> **Objective**:
Can you print the data exactly and leave out each image?
○ ○ ○
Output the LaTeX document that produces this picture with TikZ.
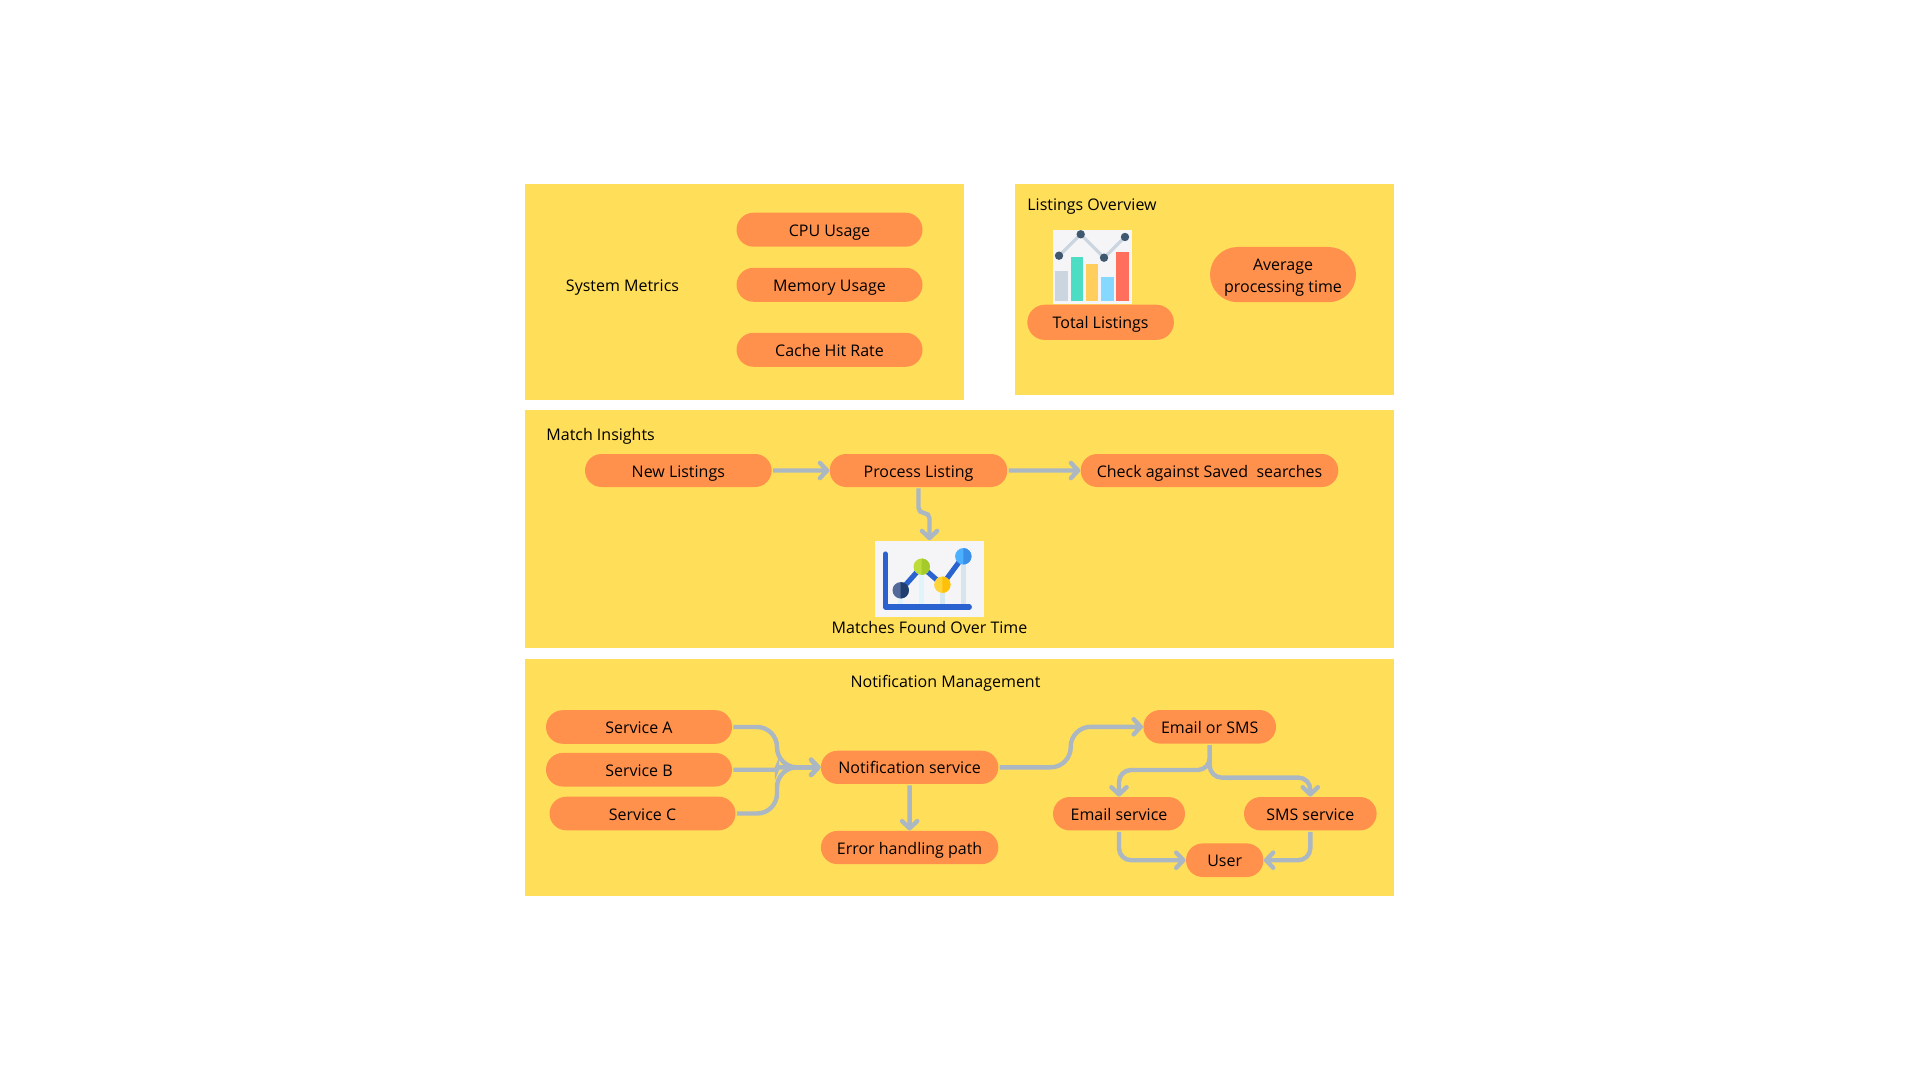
\documentclass[tikz,border=0pt]{standalone}
\usepackage{fontspec}
\setmainfont{Open Sans}
\usetikzlibrary{arrows.meta, shapes.misc}

\definecolor{panelyellow}{HTML}{FFDE59}
\definecolor{pillorange}{HTML}{FF914D}
\definecolor{flowgrey}{HTML}{ABB8C3}
\definecolor{iconpaper}{HTML}{F5F5F7}
\definecolor{axisblue}{HTML}{2A62D0}
\definecolor{trendgrey}{HTML}{CBD5E0}

\tikzset{
  panel/.style={fill=panelyellow},
  pillbase/.style={rounded rectangle, fill=pillorange, inner sep=0pt, align=center, minimum height=17pt},
  pill/.style={pillbase, text height=6.6pt, text depth=0pt},
  caption/.style={inner sep=0pt, anchor=center, text height=6.6pt, text depth=0pt},
  iconbg/.style={fill=iconpaper, inner sep=0pt},
  flow/.style={draw=flowgrey, line width=2.2pt, shorten <=0.5pt, -{Straight Barb[length=3.6pt,width=7.6pt,round]}},
}

\begin{document}
\begin{tikzpicture}[x=0.5pt, y=-0.5pt, font=\fontsize{8}{11.2}\selectfont]
\useasboundingbox (0,0) rectangle (1920,1080);

% panels
\fill [panel] (525,184) rectangle (964,400);
\fill [panel] (1014.5,184) rectangle (1394,395);
\fill [panel] (525,409.5) rectangle (1394,648);
\fill [panel] (525,658.5) rectangle (1394,896);

% system metrics
\node (sysmetrics) [caption] at (622.5,285) {System Metrics};
\node (cpu) [pill, minimum width=93pt] at (829.5,229.7) {CPU Usage};
\node (memory) [pill, minimum width=93pt] at (829.5,284.8) {Memory Usage};
\node (cache) [pill, minimum width=93pt] at (829.5,349.8) {Cache Hit Rate};

% listings overview
\node (listhead) [caption, anchor=west] at (1027,204) {Listings Overview};
\node (chartA) [iconbg, minimum width=39.3pt, minimum height=37pt] at (1092.3,267) {};
\draw [line width=1.6pt, trendgrey] (1059,255.7) -- (1080.7,234.3) -- (1104,257.7) -- (1125,237);
\foreach \x/\h/\c in {1055.3/271/CBD5E0, 1070.7/256.7/4DDCC4, 1086/263.7/FFCE5C, 1101.3/277.3/85D8FF, 1116.3/251.7/FF6F5B}
  {\definecolor{barfill}{HTML}{\c}
   \fill [barfill] (\x,\h) rectangle (\x+12.2,300.7);}
\foreach \x/\y in {1059/255.7, 1080.7/234.3, 1104/257.7, 1125/237}
  \fill [fill={rgb, 255:red, 63; green, 88; blue, 112 }] (\x,\y) circle (2.1pt);
\node (total) [pill, minimum width=73.3pt, minimum height=17.6pt] at (1100.6,322.3) {Total Listings};
\node (avgtime) [pillbase, minimum width=73pt, minimum height=27.6pt] at (1283,274.6) {\rule{0pt}{8.6pt}Average\\processing time};

% match insights
\node (matchhead) [caption, anchor=west] at (546,434.3) {Match Insights};
\node (newlist) [pill, minimum width=93.3pt, minimum height=16.5pt] at (678.3,470.5) {New Listings};
\node (process) [pill, minimum width=88.8pt, minimum height=16.5pt] at (918.5,470.5) {Process Listing};
\node (check) [pill, minimum width=128.8pt, minimum height=16.5pt] at (1209.5,470.5) {Check against Saved\ \ searches};
\node (chartB) [iconbg, minimum width=54.5pt, minimum height=38.2pt] at (929.5,578.9) {};
\coordinate (bendB) at (924,513);
\foreach \x/\y/\c in {900.7/590.3/E4F3FA, 921.7/566.7/E0F5FB, 942.3/584.7/D6E9F0, 963.3/556.3/D6E5EE}
  {\definecolor{stemfill}{HTML}{\c}
   \fill [stemfill] (\x-2.7,\y) rectangle (\x+2.7,605);}
\draw [axisblue, line width=2.6pt, line cap=round, line join=round] (885.3,554) -- (885.3,607) -- (969.3,607);
\draw [axisblue, line width=2.6pt] (900.7,590.3) -- (921.7,566.7) -- (942.3,584.7) -- (963.3,556.3);
\foreach \x/\y/\l/\r in {900.7/590.3/52699A/1F3D6E, 921.7/566.7/BDDB3B/A4CB2A, 942.3/584.7/FFD43B/FFC107, 963.3/556.3/4CB0FF/3A8FE8}
  {\definecolor{dotleft}{HTML}{\l}\definecolor{dotright}{HTML}{\r}
   \fill [dotleft] (\x,\y) circle (4.1pt);
   \fill [dotright] (\x,\y) ++(0pt,4.1pt) arc [start angle=90, end angle=-90, radius=4.1pt] -- cycle;}
\node (matches) [caption] at (929.5,627) {Matches Found Over Time};

\draw [flow] (newlist) -- (process);
\draw [flow] (process) -- (check);
\draw [flow, rounded corners=2.7pt] (process.south) -- (process.south |- bendB) -- (chartB.north |- bendB) -- (chartB.north);

% notification management
\node (nothead) [caption] at (945.5,681) {Notification Management};
\node (svcA) [pill, minimum width=93pt, minimum height=16.8pt] at (639,727) {Service A};
\node (svcB) [pill, minimum width=93pt, minimum height=16.8pt] at (639,769.7) {Service B};
\node (svcC) [pill, minimum width=93pt, minimum height=16.8pt] at (642.5,813.5) {Service C};
\node (notif) [pill, minimum width=88.7pt, minimum height=16.6pt] at (909.6,767.3) {Notification service};
\node (errpath) [pill, minimum width=88.7pt, minimum height=16.6pt] at (909.6,847.5) {Error handling path};
\node (mail) [pill, minimum width=66.3pt, minimum height=16.8pt] at (1209.7,726.8) {Email or SMS};
\node (emailsvc) [pill, minimum width=66pt, minimum height=16.7pt] at (1119,813.7) {Email service};
\node (smssvc) [pill, minimum width=66.3pt, minimum height=16.7pt] at (1310.3,813.7) {SMS service};
\node (user) [pill, minimum width=38.7pt, minimum height=16.8pt] at (1224.7,860.2) {User};
\coordinate (merge) at (777,767.3);
\coordinate (bendA) at (1070.7,748);

\draw [flow, rounded corners=10pt] (svcA.east) -| (merge) -- (notif.west);
\draw [flow, rounded corners=1pt] (svcB.east) -| (merge) -- (notif.west);
\draw [flow, rounded corners=10pt] (svcC.east) -| (merge) -- (notif.west);
\draw [flow] (notif) -- (errpath);
\draw [flow, rounded corners=10pt] (notif.east) -- (bendA |- notif.east) -- (bendA |- mail.west) -- (mail.west);
\draw [flow, rounded corners=6pt] (mail.south) -- ++(0,26) -| (emailsvc.north);
\draw [flow, rounded corners=6pt] (mail.south) -- ++(0,33.6) -| (smssvc.north);
\draw [flow, rounded corners=6pt] (emailsvc.south) |- (user.west);
\draw [flow, rounded corners=6pt] (smssvc.south) |- (user.east);
\end{tikzpicture}
\end{document}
○ ○ ○
> **Response to the exercise**:
Output the LaTeX document that produces this picture with TikZ.
\documentclass[tikz,border=0pt]{standalone}
\usepackage{fontspec}
\setmainfont{Open Sans}
\usetikzlibrary{arrows.meta, shapes.misc}

\definecolor{panelyellow}{HTML}{FFDE59}
\definecolor{pillorange}{HTML}{FF914D}
\definecolor{flowgrey}{HTML}{ABB8C3}
\definecolor{iconpaper}{HTML}{F5F5F7}
\definecolor{axisblue}{HTML}{2A62D0}
\definecolor{trendgrey}{HTML}{CBD5E0}

\tikzset{
  panel/.style={fill=panelyellow},
  pillbase/.style={rounded rectangle, fill=pillorange, inner sep=0pt, align=center, minimum height=17pt},
  pill/.style={pillbase, text height=6.6pt, text depth=0pt},
  caption/.style={inner sep=0pt, anchor=center, text height=6.6pt, text depth=0pt},
  iconbg/.style={fill=iconpaper, inner sep=0pt},
  flow/.style={draw=flowgrey, line width=2.2pt, shorten <=0.5pt, -{Straight Barb[length=3.6pt,width=7.6pt,round]}},
}

\begin{document}
\begin{tikzpicture}[x=0.5pt, y=-0.5pt, font=\fontsize{8}{11.2}\selectfont]
\useasboundingbox (0,0) rectangle (1920,1080);

% panels
\fill [panel] (525,184) rectangle (964,400);
\fill [panel] (1014.5,184) rectangle (1394,395);
\fill [panel] (525,409.5) rectangle (1394,648);
\fill [panel] (525,658.5) rectangle (1394,896);

% system metrics
\node (sysmetrics) [caption] at (622.5,285) {System Metrics};
\node (cpu) [pill, minimum width=93pt] at (829.5,229.7) {CPU Usage};
\node (memory) [pill, minimum width=93pt] at (829.5,284.8) {Memory Usage};
\node (cache) [pill, minimum width=93pt] at (829.5,349.8) {Cache Hit Rate};

% listings overview
\node (listhead) [caption, anchor=west] at (1027,204) {Listings Overview};
\node (chartA) [iconbg, minimum width=39.3pt, minimum height=37pt] at (1092.3,267) {};
\draw [line width=1.6pt, trendgrey] (1059,255.7) -- (1080.7,234.3) -- (1104,257.7) -- (1125,237);
\foreach \x/\h/\c in {1055.3/271/CBD5E0, 1070.7/256.7/4DDCC4, 1086/263.7/FFCE5C, 1101.3/277.3/85D8FF, 1116.3/251.7/FF6F5B}
  {\definecolor{barfill}{HTML}{\c}
   \fill [barfill] (\x,\h) rectangle (\x+12.2,300.7);}
\foreach \x/\y in {1059/255.7, 1080.7/234.3, 1104/257.7, 1125/237}
  \fill [fill={rgb, 255:red, 63; green, 88; blue, 112 }] (\x,\y) circle (2.1pt);
\node (total) [pill, minimum width=73.3pt, minimum height=17.6pt] at (1100.6,322.3) {Total Listings};
\node (avgtime) [pillbase, minimum width=73pt, minimum height=27.6pt] at (1283,274.6) {\rule{0pt}{8.6pt}Average\\processing time};

% match insights
\node (matchhead) [caption, anchor=west] at (546,434.3) {Match Insights};
\node (newlist) [pill, minimum width=93.3pt, minimum height=16.5pt] at (678.3,470.5) {New Listings};
\node (process) [pill, minimum width=88.8pt, minimum height=16.5pt] at (918.5,470.5) {Process Listing};
\node (check) [pill, minimum width=128.8pt, minimum height=16.5pt] at (1209.5,470.5) {Check against Saved\ \ searches};
\node (chartB) [iconbg, minimum width=54.5pt, minimum height=38.2pt] at (929.5,578.9) {};
\coordinate (bendB) at (924,513);
\foreach \x/\y/\c in {900.7/590.3/E4F3FA, 921.7/566.7/E0F5FB, 942.3/584.7/D6E9F0, 963.3/556.3/D6E5EE}
  {\definecolor{stemfill}{HTML}{\c}
   \fill [stemfill] (\x-2.7,\y) rectangle (\x+2.7,605);}
\draw [axisblue, line width=2.6pt, line cap=round, line join=round] (885.3,554) -- (885.3,607) -- (969.3,607);
\draw [axisblue, line width=2.6pt] (900.7,590.3) -- (921.7,566.7) -- (942.3,584.7) -- (963.3,556.3);
\foreach \x/\y/\l/\r in {900.7/590.3/52699A/1F3D6E, 921.7/566.7/BDDB3B/A4CB2A, 942.3/584.7/FFD43B/FFC107, 963.3/556.3/4CB0FF/3A8FE8}
  {\definecolor{dotleft}{HTML}{\l}\definecolor{dotright}{HTML}{\r}
   \fill [dotleft] (\x,\y) circle (4.1pt);
   \fill [dotright] (\x,\y) ++(0pt,4.1pt) arc [start angle=90, end angle=-90, radius=4.1pt] -- cycle;}
\node (matches) [caption] at (929.5,627) {Matches Found Over Time};

\draw [flow] (newlist) -- (process);
\draw [flow] (process) -- (check);
\draw [flow, rounded corners=2.7pt] (process.south) -- (process.south |- bendB) -- (chartB.north |- bendB) -- (chartB.north);

% notification management
\node (nothead) [caption] at (945.5,681) {Notification Management};
\node (svcA) [pill, minimum width=93pt, minimum height=16.8pt] at (639,727) {Service A};
\node (svcB) [pill, minimum width=93pt, minimum height=16.8pt] at (639,769.7) {Service B};
\node (svcC) [pill, minimum width=93pt, minimum height=16.8pt] at (642.5,813.5) {Service C};
\node (notif) [pill, minimum width=88.7pt, minimum height=16.6pt] at (909.6,767.3) {Notification service};
\node (errpath) [pill, minimum width=88.7pt, minimum height=16.6pt] at (909.6,847.5) {Error handling path};
\node (mail) [pill, minimum width=66.3pt, minimum height=16.8pt] at (1209.7,726.8) {Email or SMS};
\node (emailsvc) [pill, minimum width=66pt, minimum height=16.7pt] at (1119,813.7) {Email service};
\node (smssvc) [pill, minimum width=66.3pt, minimum height=16.7pt] at (1310.3,813.7) {SMS service};
\node (user) [pill, minimum width=38.7pt, minimum height=16.8pt] at (1224.7,860.2) {User};
\coordinate (merge) at (777,767.3);
\coordinate (bendA) at (1070.7,748);

\draw [flow, rounded corners=10pt] (svcA.east) -| (merge) -- (notif.west);
\draw [flow, rounded corners=1pt] (svcB.east) -| (merge) -- (notif.west);
\draw [flow, rounded corners=10pt] (svcC.east) -| (merge) -- (notif.west);
\draw [flow] (notif) -- (errpath);
\draw [flow, rounded corners=10pt] (notif.east) -- (bendA |- notif.east) -- (bendA |- mail.west) -- (mail.west);
\draw [flow, rounded corners=6pt] (mail.south) -- ++(0,26) -| (emailsvc.north);
\draw [flow, rounded corners=6pt] (mail.south) -- ++(0,33.6) -| (smssvc.north);
\draw [flow, rounded corners=6pt] (emailsvc.south) |- (user.west);
\draw [flow, rounded corners=6pt] (smssvc.south) |- (user.east);
\end{tikzpicture}
\end{document}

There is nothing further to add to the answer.